I've been worried since taking my current job that it wasn't truly a good fit for me. When I interviewed I knew the research expectations were high, but I was told that teaching mattered too and that our regional campus cared about teaching and service even if all that matters to the main campus is research.
Easier said than done, as it turns out. At my annual review at my regional campus, the dean never mentioned the fact that my teaching evaluations were all higher than the college averages. I was told that the service I've been doing this year (1 committee that has had 1 twenty-minute meeting and an afternoon of judging at the research forum) is about the level I should stay at during my pre-tenure years. At the main campus review, the department chair went through my vitae with a fine tooth comb, asking about papers in progress and whether any conference presentations would turn into journal articles.
Then this week, our interim chair at the regional campus met with the dean. She just finished her 4th year review (our big pre-tenure review) and passed, but according to her evaluation from the main campus she is "not meeting expectations." Apparently they've said that she hasn't been meeting expectations any year she's been here really. She doesn't think it will prevent her from getting tenure, but that evaluation gets factored into how our raises are determined. She was also discouraged that conceivably every year for the next 20 years she could have a job where they're telling her on a yearly basis that she's not good enough. Her mentor at the main campus advised her that to secure tenure she needs to "publish, publish, publish" and that, if she has to, she should devote less time to teaching. Not fewer courses, but less time to prep work and students, and if her evaluation scores fall a little bit that's just a fact of life.

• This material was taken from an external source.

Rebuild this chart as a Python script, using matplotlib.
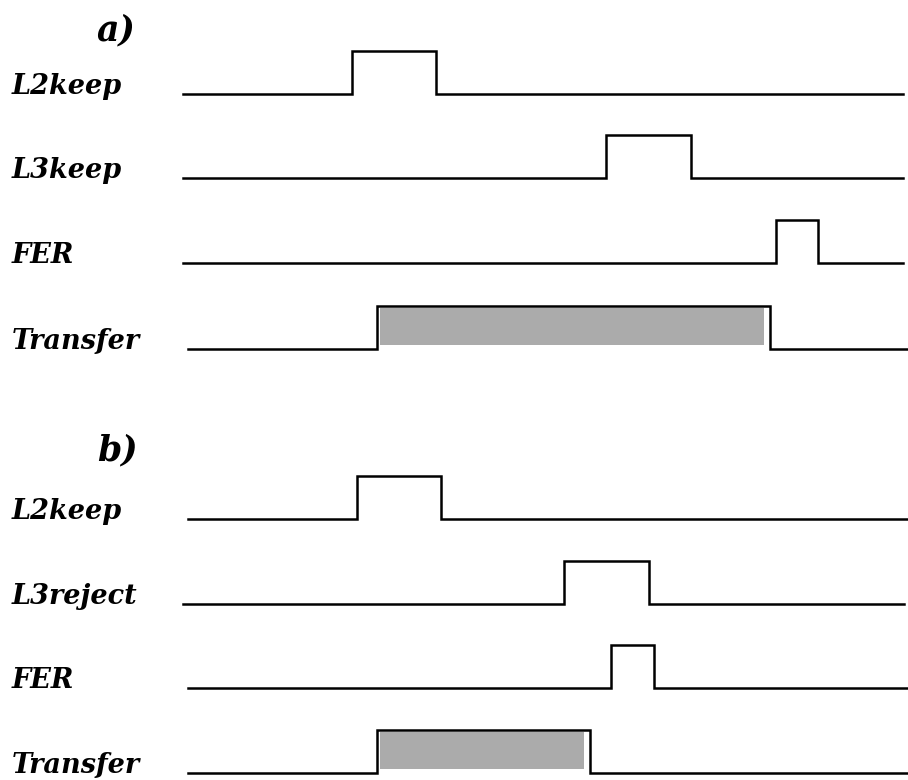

Anyway, she met with our dean at the regional campus this week to discuss the situation with him. She was concerned that she could pass a review without problems but not meet expectations, and she told him about the "teach less" message from the main campus. Rather than contradict that message, the dean basically backed it up. What it comes down to, in the end, is the number of publications you have and where those pubs are. If students suffer and the quality of teaching goes down to meet that goal, so be it.

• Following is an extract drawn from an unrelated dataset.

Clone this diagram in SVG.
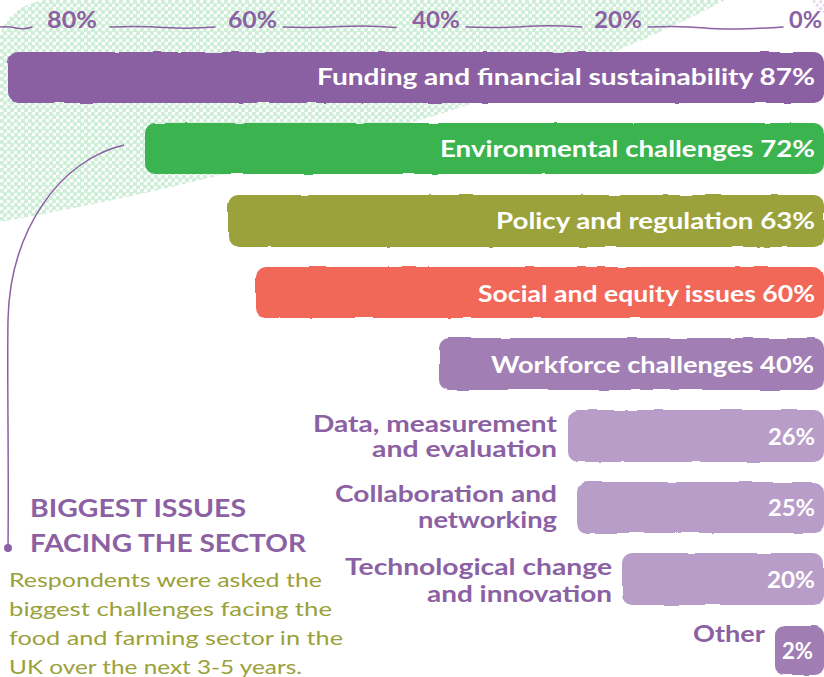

I will not be staying at my job long term. To get tenure, I really think I'd have to turn myself into someone I'm not and someone I have no desire to be. I stuck with academia because I like teaching and because it's something I think I'm good at. I like research, but I like it much better when I can work on projects that are interesting and not be fearful that they aren't theoretically important enough for a Big Ten research program. In the winter quarter I had an article come out in a journal, my only first author publication, but even though I was satisfied with it I was much more satisfied the day I talked to the husband of one of my students. He said that he was happy to meet me, because since taking my class his wife had been expressing more opinions at home than he'd ever heard her express, and they weren't just the opinions of her father or other relatives.
That's worthwhile, and if my school doesn't recognize that because people are so busy looking up the impact factor of my publications then it's their loss.